▶ [Entries taken from a collection]:
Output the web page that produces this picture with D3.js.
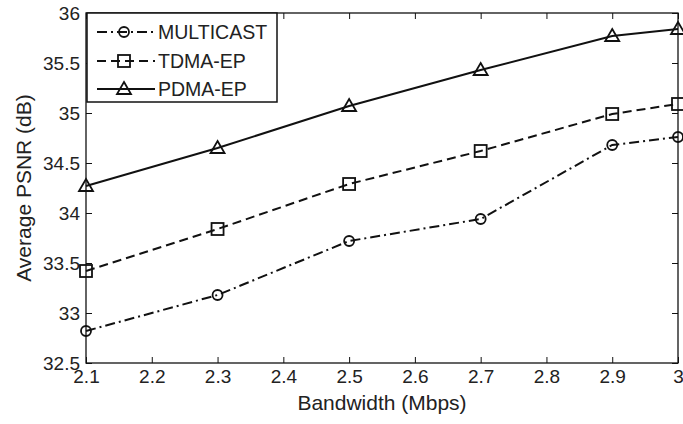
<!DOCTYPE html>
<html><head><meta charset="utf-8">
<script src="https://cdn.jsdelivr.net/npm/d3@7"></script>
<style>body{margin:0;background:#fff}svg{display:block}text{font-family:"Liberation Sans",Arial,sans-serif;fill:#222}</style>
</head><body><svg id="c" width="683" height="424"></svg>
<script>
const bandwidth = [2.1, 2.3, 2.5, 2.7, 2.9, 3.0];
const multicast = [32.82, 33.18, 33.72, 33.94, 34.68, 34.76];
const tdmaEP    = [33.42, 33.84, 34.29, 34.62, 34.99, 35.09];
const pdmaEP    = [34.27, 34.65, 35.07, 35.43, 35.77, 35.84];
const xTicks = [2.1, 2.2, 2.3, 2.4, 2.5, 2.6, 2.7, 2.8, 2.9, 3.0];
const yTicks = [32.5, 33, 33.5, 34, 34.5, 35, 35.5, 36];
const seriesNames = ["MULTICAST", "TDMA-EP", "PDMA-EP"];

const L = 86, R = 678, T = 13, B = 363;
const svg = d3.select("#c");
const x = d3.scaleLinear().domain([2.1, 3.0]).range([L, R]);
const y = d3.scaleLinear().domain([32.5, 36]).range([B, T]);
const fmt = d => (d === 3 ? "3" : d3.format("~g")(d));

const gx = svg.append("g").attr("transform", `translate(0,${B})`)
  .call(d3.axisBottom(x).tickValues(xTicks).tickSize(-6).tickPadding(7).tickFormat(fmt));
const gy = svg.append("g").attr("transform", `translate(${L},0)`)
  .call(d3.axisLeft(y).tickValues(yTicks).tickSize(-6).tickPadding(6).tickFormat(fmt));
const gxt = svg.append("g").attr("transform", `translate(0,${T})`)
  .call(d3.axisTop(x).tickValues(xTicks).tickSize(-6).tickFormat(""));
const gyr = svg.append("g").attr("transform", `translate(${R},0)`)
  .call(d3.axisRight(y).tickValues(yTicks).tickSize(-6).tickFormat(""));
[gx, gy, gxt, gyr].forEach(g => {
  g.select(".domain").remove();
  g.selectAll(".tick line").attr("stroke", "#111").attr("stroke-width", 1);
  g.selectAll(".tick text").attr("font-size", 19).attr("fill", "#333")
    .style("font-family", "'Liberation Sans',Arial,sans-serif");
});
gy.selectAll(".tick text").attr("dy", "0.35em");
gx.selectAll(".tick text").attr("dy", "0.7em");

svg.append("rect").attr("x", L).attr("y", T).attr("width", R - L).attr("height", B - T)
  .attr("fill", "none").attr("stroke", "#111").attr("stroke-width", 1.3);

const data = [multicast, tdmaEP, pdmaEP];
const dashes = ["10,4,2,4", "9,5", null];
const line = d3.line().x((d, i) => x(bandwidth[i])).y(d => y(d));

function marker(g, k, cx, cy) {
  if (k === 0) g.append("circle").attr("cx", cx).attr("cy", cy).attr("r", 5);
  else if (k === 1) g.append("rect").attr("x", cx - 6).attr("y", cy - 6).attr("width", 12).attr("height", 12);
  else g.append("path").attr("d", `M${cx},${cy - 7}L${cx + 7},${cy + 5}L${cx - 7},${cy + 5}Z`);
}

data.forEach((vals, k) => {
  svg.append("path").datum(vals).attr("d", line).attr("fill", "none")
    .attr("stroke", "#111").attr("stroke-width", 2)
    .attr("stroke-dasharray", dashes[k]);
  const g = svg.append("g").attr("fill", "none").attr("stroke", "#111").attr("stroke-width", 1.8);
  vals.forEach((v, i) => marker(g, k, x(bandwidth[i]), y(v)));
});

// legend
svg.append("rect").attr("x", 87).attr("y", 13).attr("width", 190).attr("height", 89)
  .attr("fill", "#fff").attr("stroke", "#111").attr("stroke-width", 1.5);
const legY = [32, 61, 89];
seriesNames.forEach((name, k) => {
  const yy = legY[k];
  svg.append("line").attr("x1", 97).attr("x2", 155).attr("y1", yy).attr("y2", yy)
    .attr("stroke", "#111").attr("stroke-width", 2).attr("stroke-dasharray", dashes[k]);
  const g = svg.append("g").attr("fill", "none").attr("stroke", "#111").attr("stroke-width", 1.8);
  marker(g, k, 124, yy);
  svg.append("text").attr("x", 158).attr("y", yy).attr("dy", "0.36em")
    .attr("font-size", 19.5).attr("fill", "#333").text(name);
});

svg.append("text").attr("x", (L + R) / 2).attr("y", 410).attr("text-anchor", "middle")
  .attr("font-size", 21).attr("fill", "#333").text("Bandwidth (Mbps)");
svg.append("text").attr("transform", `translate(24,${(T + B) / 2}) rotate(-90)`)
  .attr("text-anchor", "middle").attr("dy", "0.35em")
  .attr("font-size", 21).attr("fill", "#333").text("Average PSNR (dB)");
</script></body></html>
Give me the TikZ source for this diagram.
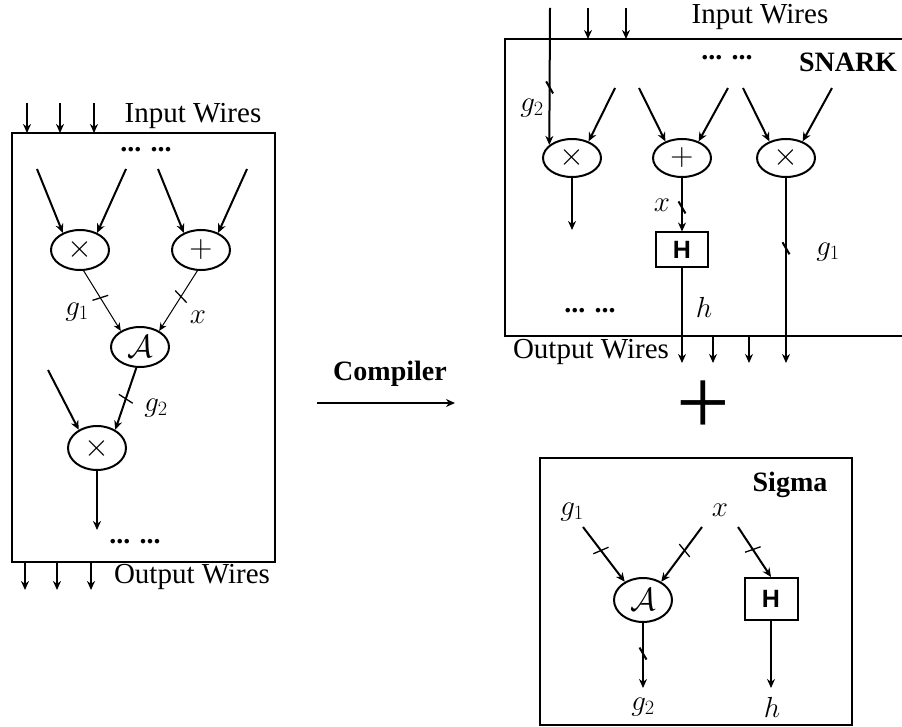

▶ [The request]: Leave out the pictures and copy the rest of the material above exactly.

▶ [Correct answer]:
Output the web page that produces this picture with D3.js.
<!DOCTYPE html>
<html><head><meta charset="utf-8">
<script src="https://cdn.jsdelivr.net/npm/d3@7"></script>
<style>body{margin:0;background:#fff}svg{display:block}text{font-family:"Liberation Sans",Arial,sans-serif;fill:#222}</style>
</head><body><svg id="c" width="683" height="424"></svg>
<script>
const bandwidth = [2.1, 2.3, 2.5, 2.7, 2.9, 3.0];
const multicast = [32.82, 33.18, 33.72, 33.94, 34.68, 34.76];
const tdmaEP    = [33.42, 33.84, 34.29, 34.62, 34.99, 35.09];
const pdmaEP    = [34.27, 34.65, 35.07, 35.43, 35.77, 35.84];
const xTicks = [2.1, 2.2, 2.3, 2.4, 2.5, 2.6, 2.7, 2.8, 2.9, 3.0];
const yTicks = [32.5, 33, 33.5, 34, 34.5, 35, 35.5, 36];
const seriesNames = ["MULTICAST", "TDMA-EP", "PDMA-EP"];

const L = 86, R = 678, T = 13, B = 363;
const svg = d3.select("#c");
const x = d3.scaleLinear().domain([2.1, 3.0]).range([L, R]);
const y = d3.scaleLinear().domain([32.5, 36]).range([B, T]);
const fmt = d => (d === 3 ? "3" : d3.format("~g")(d));

const gx = svg.append("g").attr("transform", `translate(0,${B})`)
  .call(d3.axisBottom(x).tickValues(xTicks).tickSize(-6).tickPadding(7).tickFormat(fmt));
const gy = svg.append("g").attr("transform", `translate(${L},0)`)
  .call(d3.axisLeft(y).tickValues(yTicks).tickSize(-6).tickPadding(6).tickFormat(fmt));
const gxt = svg.append("g").attr("transform", `translate(0,${T})`)
  .call(d3.axisTop(x).tickValues(xTicks).tickSize(-6).tickFormat(""));
const gyr = svg.append("g").attr("transform", `translate(${R},0)`)
  .call(d3.axisRight(y).tickValues(yTicks).tickSize(-6).tickFormat(""));
[gx, gy, gxt, gyr].forEach(g => {
  g.select(".domain").remove();
  g.selectAll(".tick line").attr("stroke", "#111").attr("stroke-width", 1);
  g.selectAll(".tick text").attr("font-size", 19).attr("fill", "#333")
    .style("font-family", "'Liberation Sans',Arial,sans-serif");
});
gy.selectAll(".tick text").attr("dy", "0.35em");
gx.selectAll(".tick text").attr("dy", "0.7em");

svg.append("rect").attr("x", L).attr("y", T).attr("width", R - L).attr("height", B - T)
  .attr("fill", "none").attr("stroke", "#111").attr("stroke-width", 1.3);

const data = [multicast, tdmaEP, pdmaEP];
const dashes = ["10,4,2,4", "9,5", null];
const line = d3.line().x((d, i) => x(bandwidth[i])).y(d => y(d));

function marker(g, k, cx, cy) {
  if (k === 0) g.append("circle").attr("cx", cx).attr("cy", cy).attr("r", 5);
  else if (k === 1) g.append("rect").attr("x", cx - 6).attr("y", cy - 6).attr("width", 12).attr("height", 12);
  else g.append("path").attr("d", `M${cx},${cy - 7}L${cx + 7},${cy + 5}L${cx - 7},${cy + 5}Z`);
}

data.forEach((vals, k) => {
  svg.append("path").datum(vals).attr("d", line).attr("fill", "none")
    .attr("stroke", "#111").attr("stroke-width", 2)
    .attr("stroke-dasharray", dashes[k]);
  const g = svg.append("g").attr("fill", "none").attr("stroke", "#111").attr("stroke-width", 1.8);
  vals.forEach((v, i) => marker(g, k, x(bandwidth[i]), y(v)));
});

// legend
svg.append("rect").attr("x", 87).attr("y", 13).attr("width", 190).attr("height", 89)
  .attr("fill", "#fff").attr("stroke", "#111").attr("stroke-width", 1.5);
const legY = [32, 61, 89];
seriesNames.forEach((name, k) => {
  const yy = legY[k];
  svg.append("line").attr("x1", 97).attr("x2", 155).attr("y1", yy).attr("y2", yy)
    .attr("stroke", "#111").attr("stroke-width", 2).attr("stroke-dasharray", dashes[k]);
  const g = svg.append("g").attr("fill", "none").attr("stroke", "#111").attr("stroke-width", 1.8);
  marker(g, k, 124, yy);
  svg.append("text").attr("x", 158).attr("y", yy).attr("dy", "0.36em")
    .attr("font-size", 19.5).attr("fill", "#333").text(name);
});

svg.append("text").attr("x", (L + R) / 2).attr("y", 410).attr("text-anchor", "middle")
  .attr("font-size", 21).attr("fill", "#333").text("Bandwidth (Mbps)");
svg.append("text").attr("transform", `translate(24,${(T + B) / 2}) rotate(-90)`)
  .attr("text-anchor", "middle").attr("dy", "0.35em")
  .attr("font-size", 21).attr("fill", "#333").text("Average PSNR (dB)");
</script></body></html>
Give me the TikZ source for this diagram.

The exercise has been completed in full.